The bombings occurred amid elaborate security preparations surrounding the signing here of the Panama Canal treaties. Spokesmen for the Secret Service and the State Department's security office termed these their largest security operations in Washington since President John F. Kennedy's funeral in 1963.
Despite the enormous security precautions, yesterday's explosions were detonated at sites to which public access is largely unrestricted. According to reliable investigative sources, a Soviet guard, normally on duty inside the building damaged by the first explosion, was not present at the time. The traffic island near the White House, where the second blast occurred, is in an area patrolled during predawn hours only by one foot patrolman and one squad car, according to a U.S. Park Police spokesman.
Even though the blast near the White House was clearly audible several blocks away, it took investigators two hours, according to reliable sources, to locate the flower pot on the traffic island where the bomb went off. The only damage apparently caused by the explosion was to the think, 300-pound flower pot - one of 15 in the traffic island - and to the geraniums it contained. The damage was estimated at $145, a spokesman said.
Conflicting reports emerged yesterday about the nature of the two bomos.
According to reliable investigative sources, the bomb that exploded near the Soviet offices was composed of a modern military substance, a plastic known as C-3 or C-4. The bomb detonated near the White House was suspected of being made of the same substance, according to these sources.
This report differed from earlier accounts given by other investigators. George Berklacy, a spokesman for the U.S. Park Police, said the device set off near the White House was initially believed to be a pipe bomb filled with gunpowder. The bomb planted near the Soviet offices had initially been reported to be dynamite.
The blast near the White House was triggered by a timing device, according to several investigative officials. There was no apparent conflict over this point, and investigators said fragments of the timing device were found at the site. It was not known yesterday how the bomb near the Soviet offices was detonated.
FBI officials said they would investigate possible smilarities between the bombs planted here and those set off in Florida apparently by the Boitel group.
According to reliable sources, the explosions were powerful enough to have killed anyone within 20 feet. The blasts also sent glass fragments flying at an estimated 1,000 feet per second. Had anyone been strolling along L Street between 15th and 16th Streets when the explosion occurred, such a person would likely have been knocked down by the blast, investigators said.

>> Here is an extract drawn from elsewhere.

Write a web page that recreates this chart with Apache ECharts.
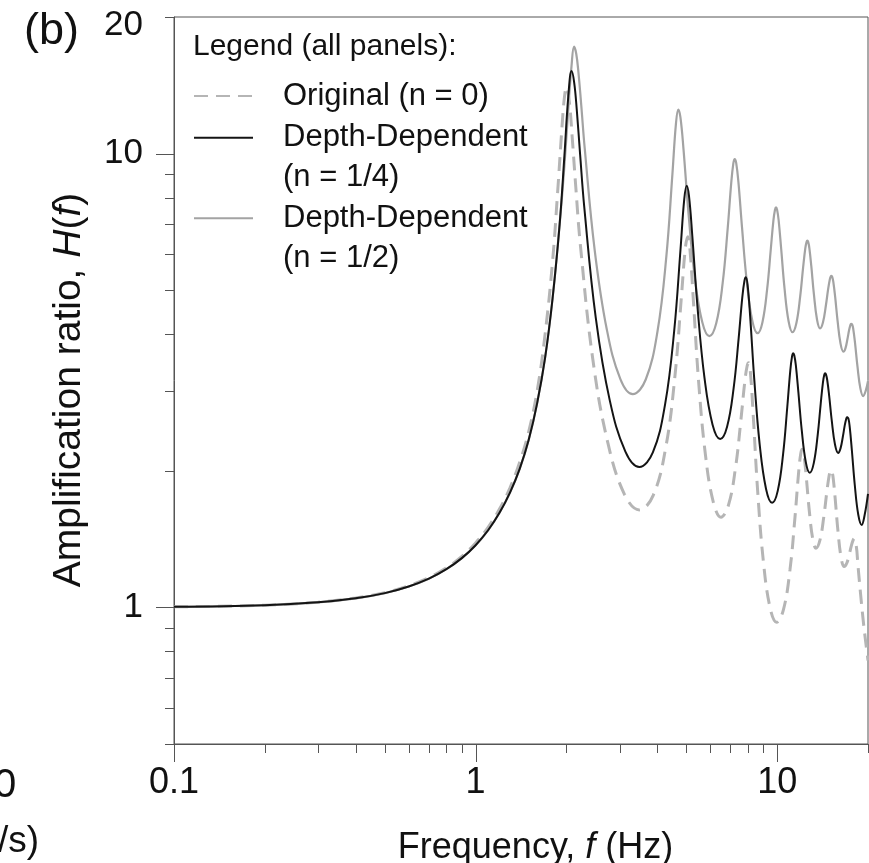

The explosion near 16th and L Streets NW set off crosscurrents that knocked out windows on both sides of the street. Investigators said that some windows were smashed by the initial impact of the blast, while others were sucked out by a vacuum created in the explosion's wake.
At the Capitol Hilton, guests who were asleep in their rooms apparently escaped injury partly because the vacuum created by the blast pulled their windows into the street, rather than hurling glass into their rooms. Other nearby buildings damaged by the explosion either were vacant or had only small staffs on duty in the early morning hours. Offices oon the L Street side of The Post building were not staffed at the hour when the explosion occurred.
Thomas French, a mortgage banker from Alvin, Tex., and his wife, Nona, were asleep in their room at the Capital Hilton when the bomb exploded. "We weren't aware our window was blown out at first," French said in an interview later in the day as he sat in his hotel room. It's main window was missing and glass shares littered the sill. He noted that the blinds had been nearly closed and a curtain had apparently deflected glass blown into the room. "As it turned out, we were not hurt," he added.